All good news for Yoomedia.
EWRobson
- 13 Nov 2004 22:50
- 220 of 3776
iPublic
Thanks for the posts which are very informative. Just back from a fascinating seminar in Oxford which is a long way from Rye so not really able to properly take in your calculations. I will revisit them tomorrow. Quick reaction on a favoured formula is to want to see a loan element as the servicing will be swallowed by growth and margins generated in the gambling field. Accept the SEY point - the market was alerted because they were doing the rounds of the institutions.
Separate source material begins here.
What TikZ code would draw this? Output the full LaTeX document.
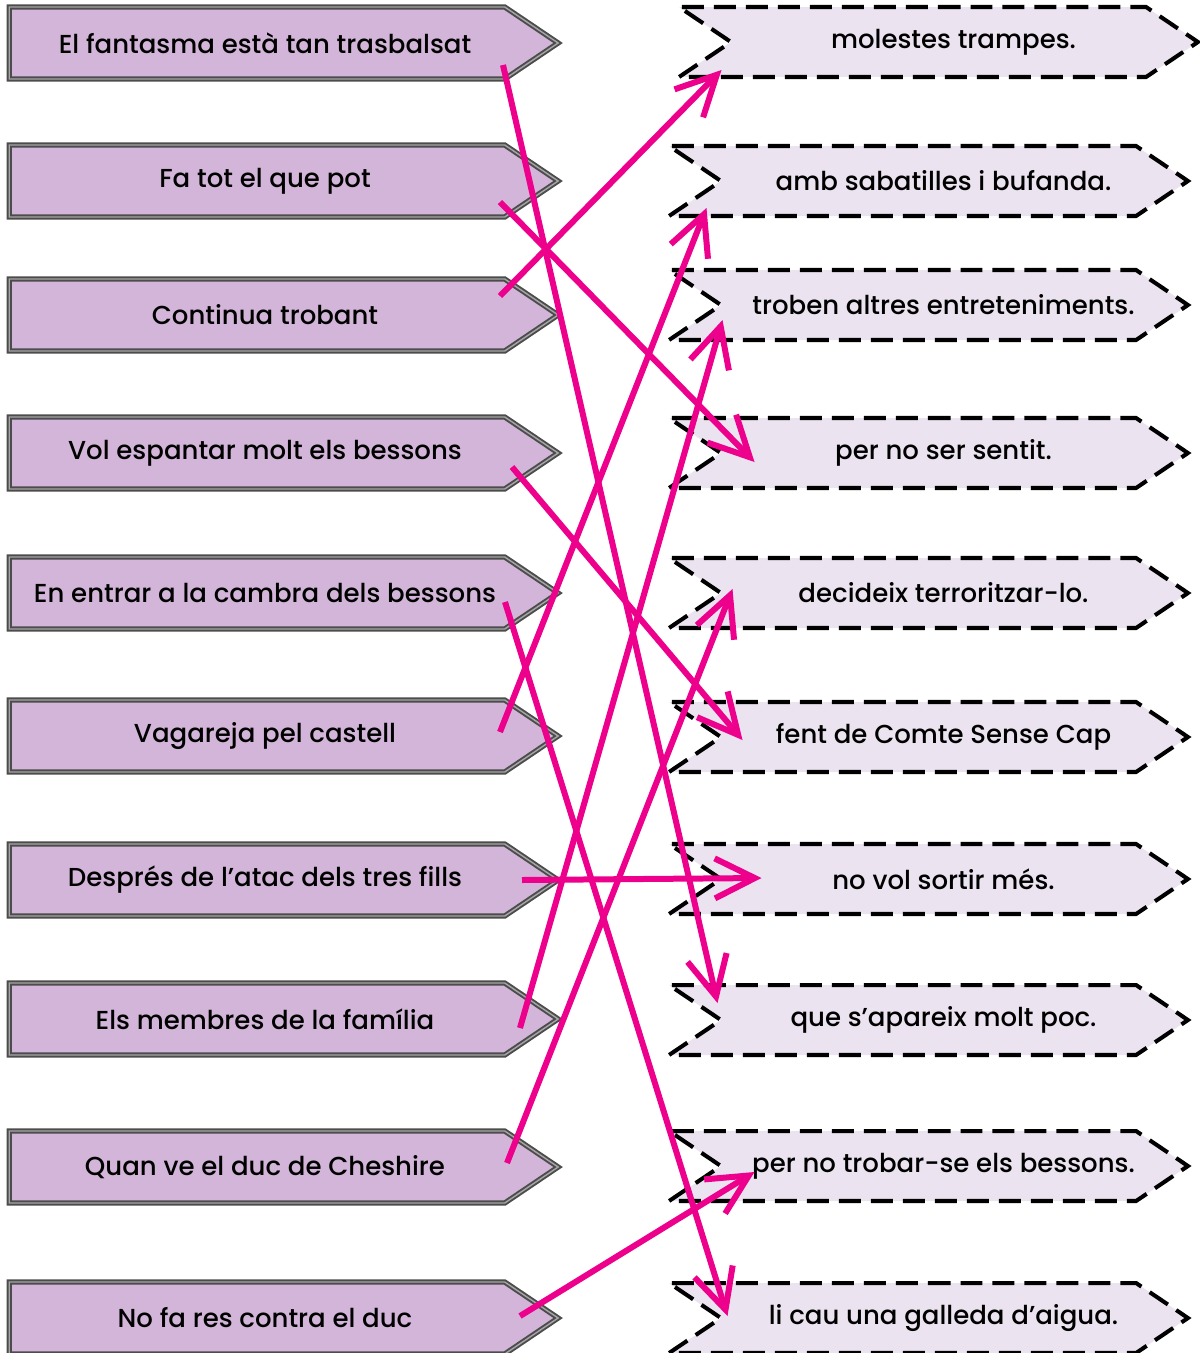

Discussed YOO with my old friend over an excellent Chinese meal. He is a shrewd investor and former Co. Sec of a household name firm. His first reaction was to query the rules of the market. However, given that there are unlikely to be rules to the contrary, the return from suspension is clearly a decision of the company as was the decision to suspend. As per normal, whatever one might think of the rights of the shareholder, the Directors do tend to treat the shareholders meeting as a rubber-stamping process. In reality they will vote their own shares in favour and they will have taken care to gain the support of outside major shareholders, no doubt a majority. So one would expect to see a well-worked argument to ensure that the initial quotation makes sense. The better argued the case, in terms of PE projections for instance, the more likely that such a valuation can be used in the terms of the shares allocated to the takeover target. It is good for us to form our own view. If the opening price is evidently too low then there is really a one-off opportunity for an additional buy-in which could disappear within minutes. Sounds as if this means a 7 o'clock alarm for a while!
Eric
iturama
- 14 Nov 2004 07:43
- 221 of 3776
iPublic.
Ref your post 215. Could you explain how YOO could maintain control in the event that it paid more than 100% of its current outstanding shares?